-- BEGIN --

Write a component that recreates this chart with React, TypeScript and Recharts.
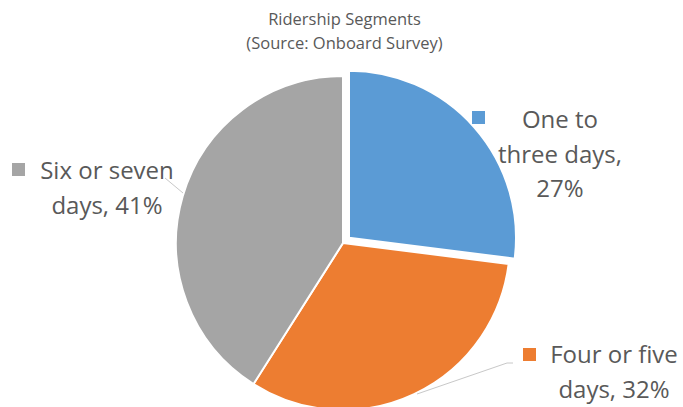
import { PieChart, Pie, Cell } from 'recharts';

const segments = ['One to three days', 'Four or five days', 'Six or seven days'];
const shares = [27, 32, 41];
const colors = ['#5B9BD5', '#ED7D31', '#A5A5A5'];
const labelLines = [
  ['One to', 'three days,', '27%'],
  ['Four or five', 'days, 32%'],
  ['Six or seven', 'days, 41%'],
];

const data = segments.map((name, i) => ({ name, value: shares[i] }));

const W = 683;
const H = 407;
const CX = 343;
const CY = 243;
const R = 167;
const EXPLODE = 8; // only the first slice is pulled out

// mid angle of slice 0, measured clockwise from 12 o'clock
const total = shares.reduce((a, b) => a + b, 0);
const mid0 = ((shares[0] / total) * 360) / 2;
const dx = EXPLODE * Math.sin((mid0 * Math.PI) / 180);
const dy = -EXPLODE * Math.cos((mid0 * Math.PI) / 180);

const FONT = '"Open Sans", "Noto Sans", sans-serif';
const TEXT = '#595959';
const LINE_H = 34.5;

// label boxes: text centre x, first baseline y, marker position, optional leader line
const labelLayout = [
  { cx: 560, y: 128, mx: 472, my: 111, leader: null as number[][] | null },
  { cx: 614, y: 363, mx: 523, my: 348, leader: [[417, 394], [507, 363], [513, 363]] },
  { cx: 107, y: 179, mx: 12, my: 163, leader: [[165, 178], [183, 193]] },
];

function renderLabel(props: { index: number }) {
  const i = props.index;
  const L = labelLayout[i];
  const lines = labelLines[i];
  return (
    <g key={`lbl-${i}`}>
      {L.leader && (
        <polyline
          points={L.leader.map((p) => p.join(',')).join(' ')}
          fill="none"
          stroke="#C8C8C8"
          strokeWidth={1}
        />
      )}
      <rect x={L.mx} y={L.my} width={13} height={13} fill={colors[i]} />
      <text x={L.cx} y={L.y} textAnchor="middle" fill={TEXT} fontSize={24} fontFamily={FONT}>
        {lines.map((t, k) => (
          <tspan key={k} x={L.cx} y={L.y + k * LINE_H}>
            {t}
          </tspan>
        ))}
      </text>
    </g>
  );
}

export default function App() {
  return (
    <div style={{ position: 'absolute', left: 0, top: 0, width: W, height: H, background: '#fff', overflow: 'hidden' }}>
      <div
        style={{
          position: 'absolute',
          left: 0,
          width: W,
          top: 7,
          textAlign: 'center',
          fontFamily: FONT,
          fontSize: 16.5,
          lineHeight: '24px',
          color: TEXT,
        }}
      >
        <div style={{ marginLeft: 6 }}>Ridership Segments</div>
        <div style={{ marginLeft: 6 }}>(Source: Onboard Survey)</div>
      </div>
      <div style={{ position: 'absolute', left: 0, top: 0 }}>
        <PieChart width={W} height={H} margin={{ top: 0, right: 0, bottom: 0, left: 0 }}>
          <Pie
            data={data}
            dataKey="value"
            nameKey="name"
            cx={CX}
            cy={CY}
            outerRadius={R}
            startAngle={90}
            endAngle={-270}
            stroke="#fff"
            strokeWidth={2}
            labelLine={false}
            label={renderLabel}
            isAnimationActive={false}
          >
            {data.map((d, i) => (
              <Cell key={d.name} fill={i === 0 ? 'transparent' : colors[i]} stroke={i === 0 ? 'none' : '#fff'} />
            ))}
          </Pie>
          <Pie
            data={data}
            dataKey="value"
            nameKey="name"
            cx={CX + dx}
            cy={CY + dy}
            outerRadius={R}
            startAngle={90}
            endAngle={-270}
            stroke="#fff"
            strokeWidth={2}
            labelLine={false}
            label={false}
            isAnimationActive={false}
          >
            {data.map((d, i) => (
              <Cell key={d.name} fill={i === 0 ? colors[0] : 'transparent'} stroke={i === 0 ? '#fff' : 'none'} />
            ))}
          </Pie>
        </PieChart>
      </div>
    </div>
  );
}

-- END --

Word for word, quote the full listing, omitting every picture.

Write a component that recreates this chart with React, TypeScript and Recharts.
import { PieChart, Pie, Cell } from 'recharts';

const segments = ['One to three days', 'Four or five days', 'Six or seven days'];
const shares = [27, 32, 41];
const colors = ['#5B9BD5', '#ED7D31', '#A5A5A5'];
const labelLines = [
  ['One to', 'three days,', '27%'],
  ['Four or five', 'days, 32%'],
  ['Six or seven', 'days, 41%'],
];

const data = segments.map((name, i) => ({ name, value: shares[i] }));

const W = 683;
const H = 407;
const CX = 343;
const CY = 243;
const R = 167;
const EXPLODE = 8; // only the first slice is pulled out

// mid angle of slice 0, measured clockwise from 12 o'clock
const total = shares.reduce((a, b) => a + b, 0);
const mid0 = ((shares[0] / total) * 360) / 2;
const dx = EXPLODE * Math.sin((mid0 * Math.PI) / 180);
const dy = -EXPLODE * Math.cos((mid0 * Math.PI) / 180);

const FONT = '"Open Sans", "Noto Sans", sans-serif';
const TEXT = '#595959';
const LINE_H = 34.5;

// label boxes: text centre x, first baseline y, marker position, optional leader line
const labelLayout = [
  { cx: 560, y: 128, mx: 472, my: 111, leader: null as number[][] | null },
  { cx: 614, y: 363, mx: 523, my: 348, leader: [[417, 394], [507, 363], [513, 363]] },
  { cx: 107, y: 179, mx: 12, my: 163, leader: [[165, 178], [183, 193]] },
];

function renderLabel(props: { index: number }) {
  const i = props.index;
  const L = labelLayout[i];
  const lines = labelLines[i];
  return (
    <g key={`lbl-${i}`}>
      {L.leader && (
        <polyline
          points={L.leader.map((p) => p.join(',')).join(' ')}
          fill="none"
          stroke="#C8C8C8"
          strokeWidth={1}
        />
      )}
      <rect x={L.mx} y={L.my} width={13} height={13} fill={colors[i]} />
      <text x={L.cx} y={L.y} textAnchor="middle" fill={TEXT} fontSize={24} fontFamily={FONT}>
        {lines.map((t, k) => (
          <tspan key={k} x={L.cx} y={L.y + k * LINE_H}>
            {t}
          </tspan>
        ))}
      </text>
    </g>
  );
}

export default function App() {
  return (
    <div style={{ position: 'absolute', left: 0, top: 0, width: W, height: H, background: '#fff', overflow: 'hidden' }}>
      <div
        style={{
          position: 'absolute',
          left: 0,
          width: W,
          top: 7,
          textAlign: 'center',
          fontFamily: FONT,
          fontSize: 16.5,
          lineHeight: '24px',
          color: TEXT,
        }}
      >
        <div style={{ marginLeft: 6 }}>Ridership Segments</div>
        <div style={{ marginLeft: 6 }}>(Source: Onboard Survey)</div>
      </div>
      <div style={{ position: 'absolute', left: 0, top: 0 }}>
        <PieChart width={W} height={H} margin={{ top: 0, right: 0, bottom: 0, left: 0 }}>
          <Pie
            data={data}
            dataKey="value"
            nameKey="name"
            cx={CX}
            cy={CY}
            outerRadius={R}
            startAngle={90}
            endAngle={-270}
            stroke="#fff"
            strokeWidth={2}
            labelLine={false}
            label={renderLabel}
            isAnimationActive={false}
          >
            {data.map((d, i) => (
              <Cell key={d.name} fill={i === 0 ? 'transparent' : colors[i]} stroke={i === 0 ? 'none' : '#fff'} />
            ))}
          </Pie>
          <Pie
            data={data}
            dataKey="value"
            nameKey="name"
            cx={CX + dx}
            cy={CY + dy}
            outerRadius={R}
            startAngle={90}
            endAngle={-270}
            stroke="#fff"
            strokeWidth={2}
            labelLine={false}
            label={false}
            isAnimationActive={false}
          >
            {data.map((d, i) => (
              <Cell key={d.name} fill={i === 0 ? colors[0] : 'transparent'} stroke={i === 0 ? '#fff' : 'none'} />
            ))}
          </Pie>
        </PieChart>
      </div>
    </div>
  );
}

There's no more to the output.